The NCTQ’s review focused on how teacher-prep programs teach the five foundational elements of reading instruction: phonemic awareness, phonics, fluency, vocabulary and comprehension. The group evaluated whether coursework, syllabi and program materials explicitly and adequately covered those areas and whether teacher candidates receive concrete instructional strategies tied to evidence about how children learn to read. Although some Arizona programs earned top marks, the review indicates uneven alignment with that body of evidence across the state and the nation.

The report also notes limitations in available data: five additional Arizona teacher-preparation programs did not provide enough information for NCTQ’s assessment, a gap that leaves parts of the statewide landscape unmeasured. That absence of documentation means the published grades reflect the programs that were reviewable under NCTQ’s methodology rather than a full accounting of every preparation provider in Arizona. NCTQ describes itself as an education research nonprofit focused on analyzing and improving teacher preparation, and its state-by-state reviews are billed as snapshots of how well programs are aligning with current research on reading instruction.

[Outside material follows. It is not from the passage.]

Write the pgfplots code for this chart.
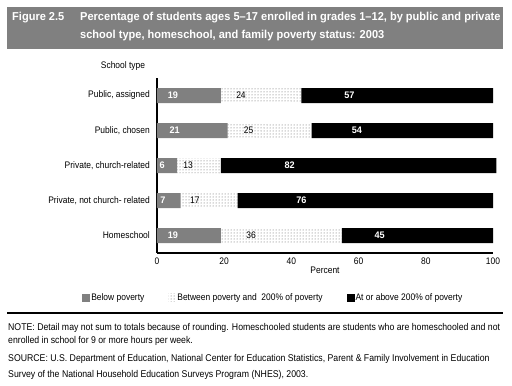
\documentclass[border=0pt]{standalone}
\usepackage{pgfplots}
\usepackage{pgfplotstable}
\pgfplotsset{compat=1.18}
\usepackage{fontspec}
\setmainfont[FakeStretch=0.89, BoldFeatures={FakeStretch=0.96}]{Liberation Sans}
\usetikzlibrary{patterns}
\definecolor{figgray}{RGB}{128,128,128}
% cat: 4 = Public, assigned ... 0 = Homeschool
\pgfplotstableread{
cat below between above
4   19    24      57
3   21    25      54
2   6     13      82
1   7     17      76
0   19    36      45
}\schooldata
\begin{document}
\begin{tikzpicture}[x=1pt,y=1pt]
\path[use as bounding box] (0,0) rectangle (512,386);
% title box
\fill[figgray] (7,337) rectangle (503,379);
\node[anchor=base west, text=white, font=\fontsize{11.5}{14}\selectfont\bfseries, inner sep=0pt] at (12,365) {Figure 2.5};
\node[anchor=base west, text=white, font=\fontsize{11.5}{14}\selectfont\bfseries, inner sep=0pt] at (80,365) {Percentage of students ages 5--17 enrolled in grades 1--12, by public and private};
\node[anchor=base west, text=white, font=\fontsize{11.5}{14}\selectfont\bfseries, inner sep=0pt] at (80,347) {school type, homeschool, and family poverty status: 2003};
% school type
\node[font=\fontsize{9.5}{11}\selectfont, inner sep=0pt] at (123,320) {School type};
\begin{axis}[
  at={(157pt,133pt)}, anchor=south west,
  scale only axis, width=336pt, height=175pt,
  xbar stacked, bar width=15pt,
  xmin=0, xmax=100, ymin=-0.5, ymax=4.5,
  clip=false,
  xtick={0,20,40,60,80,100},
  ytick={0,1,2,3,4},
  yticklabels={Homeschool, {Private, not church- related}, {Private, church-related}, {Public, chosen}, {Public, assigned}},
  axis x line*=bottom, axis y line*=left,
  x axis line style={line width=1.2pt, -},
  y axis line style={line width=1.8pt, -},
  major tick length=0pt,
  tick label style={font=\fontsize{9.5}{11}\selectfont},
  /pgf/number format/assume math mode=true,
  xticklabel style={inner sep=0pt, yshift=-5pt},
  yticklabel style={inner sep=0pt, xshift=-7pt},
  xlabel={Percent},
  xlabel style={font=\fontsize{9.5}{11}\selectfont, at={(axis description cs:0.5,0)}, anchor=north, inner sep=0pt, yshift=-14pt},
  nodes near coords, point meta=rawx,
  legend columns=3,
  legend image code/.code={\fill[#1] (0pt,-4pt) rectangle (8pt,4pt);},
  legend style={draw=none, fill=none, inner sep=0pt, at={(-0.223,-0.257)}, anchor=west,
    font=\fontsize{9.5}{11}\selectfont, nodes={inner sep=1pt},
    /tikz/every even column/.append style={column sep=23pt}},
]
% the centring shift is applied twice by pgfplots, hence /4 for a half-segment shift
\addplot[fill=figgray, draw=none, visualization depends on={\thisrow{below} \as \segval},
  every node near coord/.append style={anchor=center, shift={(axis direction cs:-\segval/4,0)}, text=white, font=\fontsize{9.5}{11}\selectfont\bfseries}]
  table[x=below, y=cat] {\schooldata};
\addplot[pattern=dots, pattern color=black!65, draw=none, visualization depends on={\thisrow{between} \as \segval},
  every node near coord/.append style={anchor=center, shift={(axis direction cs:-\segval/4,0)}, text=black, font=\fontsize{9.5}{11}\selectfont}]
  table[x=between, y=cat] {\schooldata};
\addplot[fill=black, draw=none, visualization depends on={\thisrow{above} \as \segval},
  every node near coord/.append style={anchor=center, shift={(axis direction cs:-\segval/4,0)}, text=white, font=\fontsize{9.5}{11}\selectfont\bfseries}]
  table[x=above, y=cat] {\schooldata};
\legend{Below poverty, Between poverty and\ \ 200\% of poverty, At or above 200\% of poverty}
\end{axis}
% rule
\draw[line width=1.8pt] (7,73) -- (503,73);
% notes
\node[anchor=base west, font=\fontsize{9.8}{12}\selectfont, inner sep=0pt] at (8,56) {NOTE: Detail may not sum to totals because of rounding. Homeschooled students are students who are homeschooled and not};
\node[anchor=base west, font=\fontsize{9.8}{12}\selectfont, inner sep=0pt] at (8,42) {enrolled in school for 9 or more hours per week.};
\node[anchor=base west, font=\fontsize{9.8}{12}\selectfont, inner sep=0pt] at (8,24) {SOURCE: U.S. Department of Education, National Center for Education Statistics, Parent \& Family Involvement in Education};
\node[anchor=base west, font=\fontsize{9.8}{12}\selectfont, inner sep=0pt] at (8,9) {Survey of the National Household Education Surveys Program (NHES), 2003.};
\end{tikzpicture}
\end{document}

This is the first time the teacher-preparation review has been conducted since 2023, and officials with NCTQ point to a mixed picture: measurable gains in the proportion of programs earning high marks nationally, paired with persistent pockets of inadequate training for critical populations of students. In Arizona specifically, the combination of a substantial English learner population and low proficiency rates among young readers has prompted the organization to highlight the need for more focused training on teaching reading to students learning English. Those findings and the comments from program leaders underscore the ongoing debate over how best to translate reading science into teacher-preparation curricula and into classroom practice.